As regards a wood stove and it’s clearances, most refer to distance from a combustible wall. What would define a non-combustible wall for closer clearances.
When it comes to product related construction terms, the most important definition is the one provided by the manufacturer…
Well, my definition of a ‘non-combustible’ wall would be just that, no part of it would be capable of burning. However, the only definition that really matters in this case is the one provided by the specific manufacturer(s) of the product(s) you plan to use.
While wall ‘coverings’ are frequently non-combustible — like tile, brick, stone, metal — the underlying structure often contains wood, paper faced drywall or insulation, and other materials that could catch fire if enough heat were to be transmitted through the ‘non-combustible’ wall covering.

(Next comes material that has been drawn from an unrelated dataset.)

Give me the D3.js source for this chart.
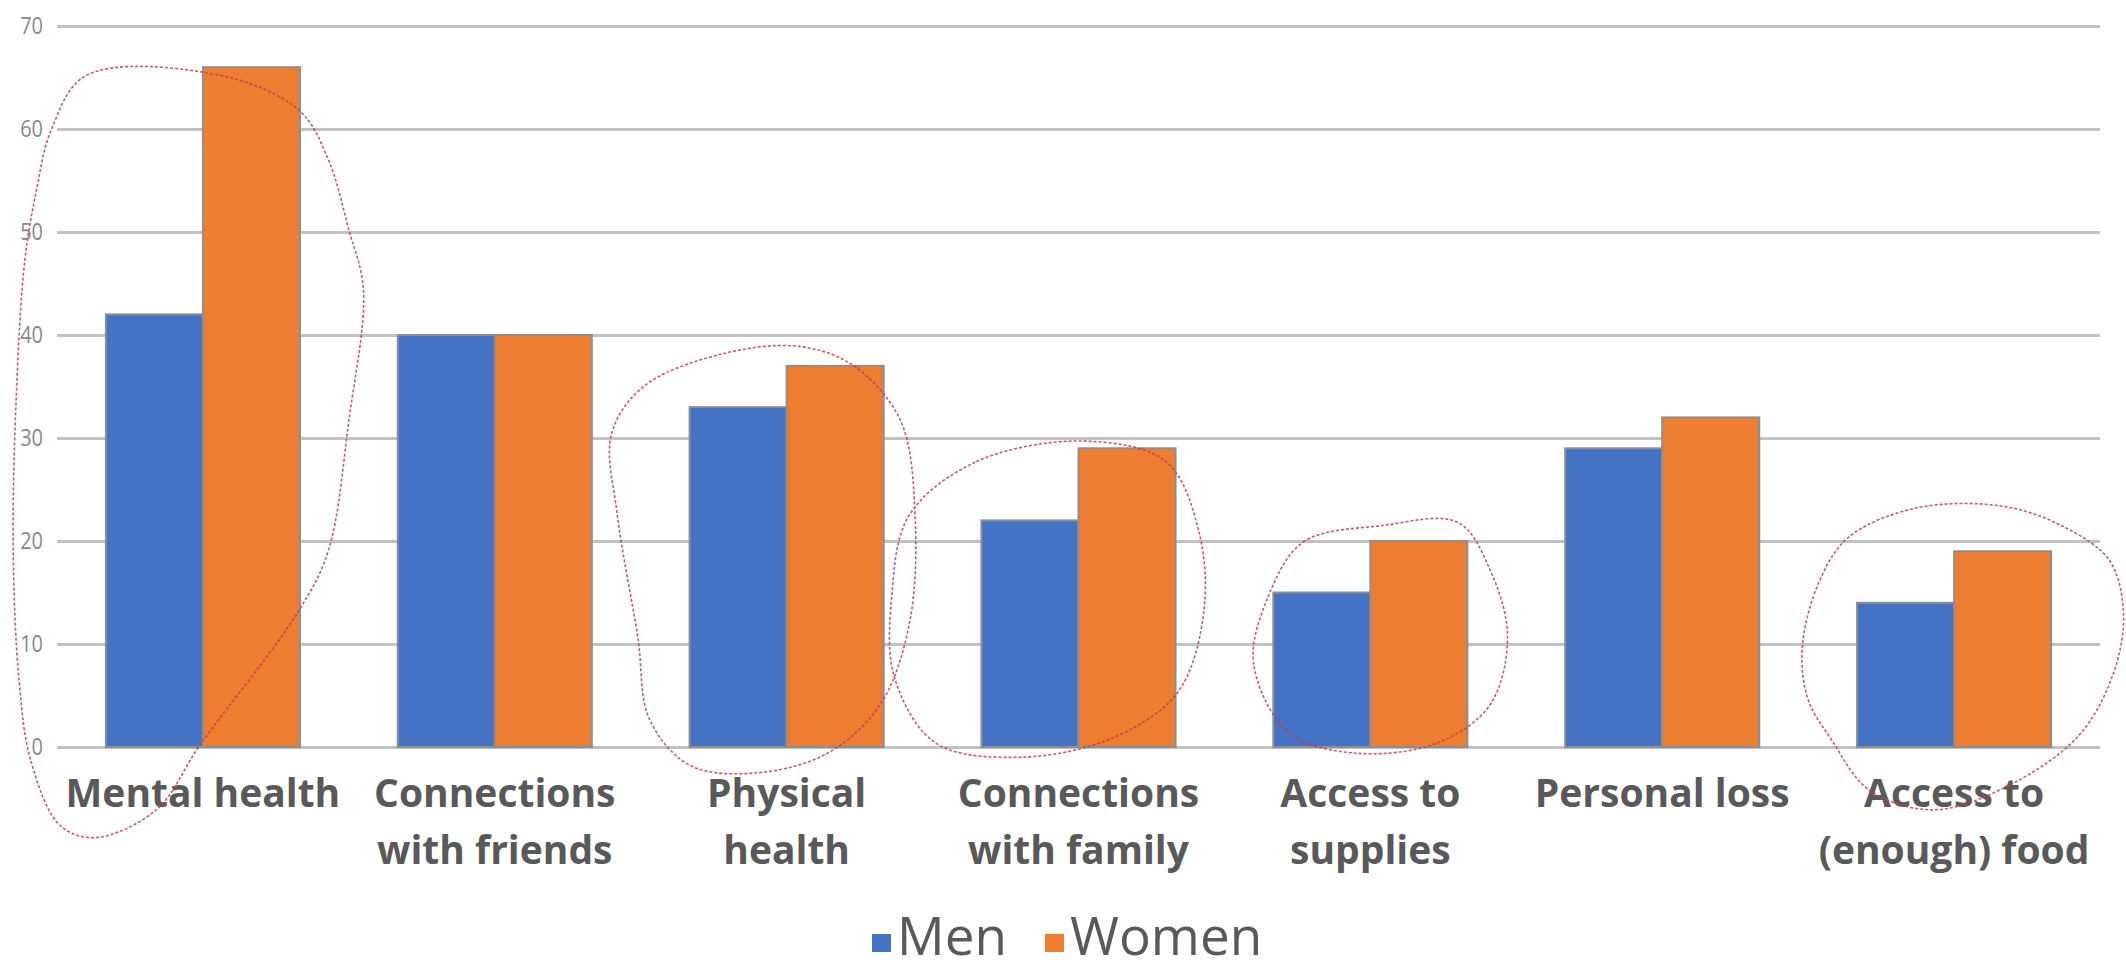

So, you need to look at the entire wall assembly.
Generally speaking, stove and flue clearances are specific to a particular product or model. These requirements are usually found in the manufacturer’s installation manual — they don’t always make it in the fancy advertisements or brochures. The installation manual is typically what local building code officials ask to see when inspecting a wood burning stove installation. So, the best place to get accurate installation specifications is directly from the manufacturer.
Wood stove manufacturers often sell optional heat shields that can be attached to the back, sides, and/or bottom of their stoves to effectively reduce clearances. Heat shields are also available for use with single wall flue pipe — most often used for horizontal runs close to a ceiling.
Depending upon the specific venting requirements for the wood stove(s) you are considering and where/how you plan to run the flue pipe, you might also want to investigate the use of double or triple wall flue pipe or insulated flue pipe. These are often used to pass through a wall or ceiling or roof.
When building our own house about 30 years ago, we installed a Vermont Castings wood stove. The wall behind the stove is wood framed, covered with fire-code sheetrock and faced with 4 inch brick veneer, which is secured to the wall with metal brick ties that allow for a 1 inch air space between the back of the brick and the face of the fire code drywall. The brick and mortar are both non-combustible and the natural convection currents flowing in the air space behind the brick helps to dissipate heat, which helps cool the fire-rated drywall and frame wall behind it.
The stove sits on a brick hearth, which was mortared in place over concrete underlayment board, which was installed over galvanized sheet metal to keep sparks from having any chance of falling through any cracks that might develop in the brick or mortar joints or concrete board and coming in contact with the plywood subfloor underneath everything.
We purchased and installed the optional rear and bottom heat shields and extra tall legs to minimize clearances while meeting the manufacturer’s installation requirements using the wall and floor construction specified.
The flue vents straight up through the roof. It is heavy gauge, single wall pipe inside the house — to provide a little additional radiant heating. A special ceiling support box and attic shield was used at the ceiling/roof penetrations, to maintain clearances away from roof rafters and insulation, with stainless steel insulated flue pipe used from there up.
Keep in mind that the manufacturer’s installation manual for the specific product(s) you wish to use will almost always take precedence over some generic “standard”. Your building inspector will most likely ask you to provide that information – make a copy of the applicable pages and tape them to the stove before the inspection – so that he or she may refer to it in order to determine if everything was properly installed. And, since the building inspector will most likely have the final say, it is probably a good idea to check with him or her before you go too far with your plans.